I will say that I was tremendously disappointed in the road race. Team GB didn’t execute the plan for Cavendish. In fact, having watched Wiggins and Chris Froome both medal in the time trial, you have to ask if they were even the right guys to have in the road race. Were they saving themselves for their own event at Cav’s expense?
And then watching Vinokourov, one of the enduring faces of the sport’s doping past, cross the line, arms aloft, turned my stomach. Here is a guy who hasn’t won a race all year, but suddenly he has the legs to take a gold medal. When Rigoberto Uran turned to look over his right shoulder I immediately thought, “NO!NO!NO!” And it was over.
On the flip side of the coin, Marianne Vos’ road race win over Lizzie Armitstead was nail-bitingly dramatic, and certainly helped the pro women get some much deserved camera time. Kristin Armstrong’s gold in the TT a few days later was also good. Watching her with her son, on the podium, made me all emotional. And I abhor time trials.

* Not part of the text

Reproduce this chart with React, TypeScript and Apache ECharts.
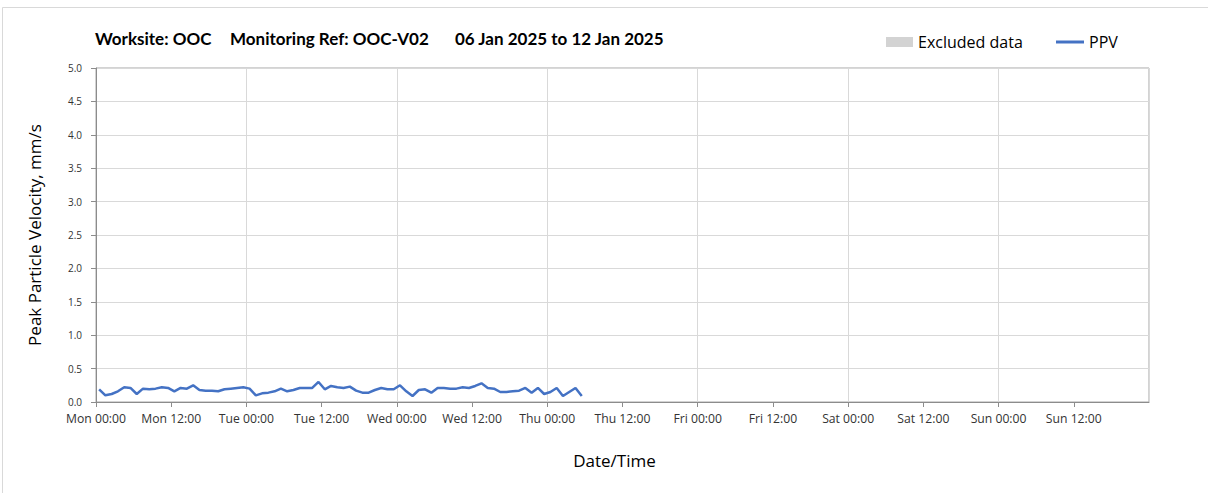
import React, { useEffect, useRef } from "react";
import * as echarts from "echarts";

const dayNames = ["Mon", "Tue", "Wed", "Thu", "Fri", "Sat", "Sun"];
const yTicks = [0, 0.5, 1, 1.5, 2, 2.5, 3, 3.5, 4, 4.5, 5];
// PPV readings (mm/s), hourly, first reading at Mon 00:30
const ppvValues = [
  0.19, 0.10, 0.12, 0.16, 0.22, 0.21, 0.12, 0.20, 0.19, 0.20,
  0.22, 0.21, 0.16, 0.21, 0.20, 0.25, 0.18, 0.17, 0.17, 0.16,
  0.19, 0.20, 0.21, 0.22, 0.20, 0.10, 0.13, 0.14, 0.16, 0.20,
  0.16, 0.18, 0.21, 0.21, 0.21, 0.30, 0.19, 0.24, 0.22, 0.21,
  0.23, 0.17, 0.14, 0.14, 0.18, 0.21, 0.19, 0.19, 0.25, 0.16,
  0.09, 0.18, 0.19, 0.14, 0.21, 0.21, 0.20, 0.20, 0.22, 0.21,
  0.24, 0.28, 0.21, 0.20, 0.15, 0.15, 0.16, 0.17, 0.21, 0.14,
  0.21, 0.12, 0.15, 0.21, 0.09, 0.15, 0.21, 0.09,
];
const firstReadingHour = 0.5;
const readingStepHours = 1;
const excludedData: number[][] = [];

const TITLE_FONT = "Lato, 'Open Sans', sans-serif";
const FONT = "'Open Sans', Lato, sans-serif";

export default function App() {
  const ref = useRef<HTMLDivElement>(null);
  useEffect(() => {
    document.body.style.margin = "0";
    const chart = echarts.init(ref.current!, null, { renderer: "svg" });
    const ppvData = ppvValues.map((v, i) => [firstReadingHour + i * readingStepHours, v]);
    const titleStyle = { fontFamily: TITLE_FONT, fontWeight: "bold", fontSize: 17, color: "#000" };
    chart.setOption({
      animation: false,
      backgroundColor: "#fff",
      textStyle: { fontFamily: FONT },
      title: [
        { text: "Worksite: OOC", left: 95, top: 30, padding: 0, textStyle: titleStyle },
        { text: "Monitoring Ref: OOC-V02", left: 230, top: 30, padding: 0, textStyle: titleStyle },
        { text: "06 Jan 2025 to 12 Jan 2025", left: 455, top: 30, padding: 0, textStyle: titleStyle },
      ],
      legend: [
        {
          data: [{ name: "Excluded data", icon: "rect" }],
          left: 886, top: 34, padding: 0, itemWidth: 27, itemHeight: 10,
          textStyle: { fontFamily: FONT, fontSize: 16, color: "#000" },
        },
        {
          data: [{ name: "PPV", icon: "rect" }],
          left: 1056, top: 34, padding: 0, itemWidth: 28, itemHeight: 3,
          textStyle: { fontFamily: FONT, fontSize: 16, color: "#000" },
        },
      ],
      graphic: [
        { type: "rect", shape: { x: 2.5, y: 7.5, width: 1300, height: 600 }, style: { fill: "none", stroke: "#d9d9d9", lineWidth: 1 }, silent: true },
      ],
      grid: { left: 96, right: 59, top: 68, bottom: 91, show: true, borderColor: "#a6a6a6", borderWidth: 1 },
      xAxis: [
        {
          type: "value", min: 0, max: 168, interval: 12,
          name: "Date/Time", nameLocation: "middle", nameGap: 50,
          nameTextStyle: { fontFamily: FONT, fontSize: 17, color: "#000", padding: [0, 16, 0, 0] },
          axisLine: { lineStyle: { color: "#8c8c8c" } },
          axisTick: { show: true, length: 5, lineStyle: { color: "#8c8c8c" } },
          axisLabel: {
            fontFamily: FONT, fontSize: 12.2, color: "#333", margin: 10, showMaxLabel: false,
            formatter: (v: number) => {
              if (v >= 168) return "";
              const d = Math.floor(v / 24);
              return dayNames[d] + (v % 24 === 0 ? " 00:00" : " 12:00");
            },
          },
          splitLine: { show: false },
        },
        {
          type: "value", min: 0, max: 168, interval: 24, position: "bottom",
          axisLine: { show: false }, axisTick: { show: false }, axisLabel: { show: false },
          splitLine: { show: true, lineStyle: { color: "#d9d9d9", width: 1 } },
        },
      ],
      yAxis: {
        type: "value", min: yTicks[0], max: yTicks[yTicks.length - 1], interval: 0.5,
        name: "Peak Particle Velocity, mm/s", nameLocation: "middle", nameGap: 53,
        nameTextStyle: { fontFamily: FONT, fontSize: 17, color: "#000" },
        axisLine: { show: true, lineStyle: { color: "#8c8c8c" } },
        axisTick: { show: true, length: 5, lineStyle: { color: "#8c8c8c" } },
        axisLabel: { fontFamily: FONT, fontSize: 10, color: "#333", margin: 14, formatter: (v: number) => v.toFixed(1) },
        splitLine: { show: true, lineStyle: { color: "#d9d9d9", width: 1 } },
      },
      series: [
        { name: "Excluded data", type: "bar", data: excludedData, itemStyle: { color: "#d3d3d3" }, xAxisIndex: 0 },
        {
          name: "PPV", type: "line", data: ppvData, xAxisIndex: 0, showSymbol: false, symbol: "none",
          itemStyle: { color: "#4472c4" }, lineStyle: { color: "#4472c4", width: 2.5 },
        },
      ],
    });
    return () => chart.dispose();
  }, []);
  return <div ref={ref} style={{ width: 1208, height: 493 }} />;
}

So this week’s Group Ride asks: Was it worth it? Was Olympic cycling (and yes, I know the track events are still in progress) a worthy distraction from our normal program? Did London 2012 lessen the Tour, or was it another marquis event that will bring lasting attention to the sport? My British friends are thinking the latter, but how does this all look from your corner of the globe?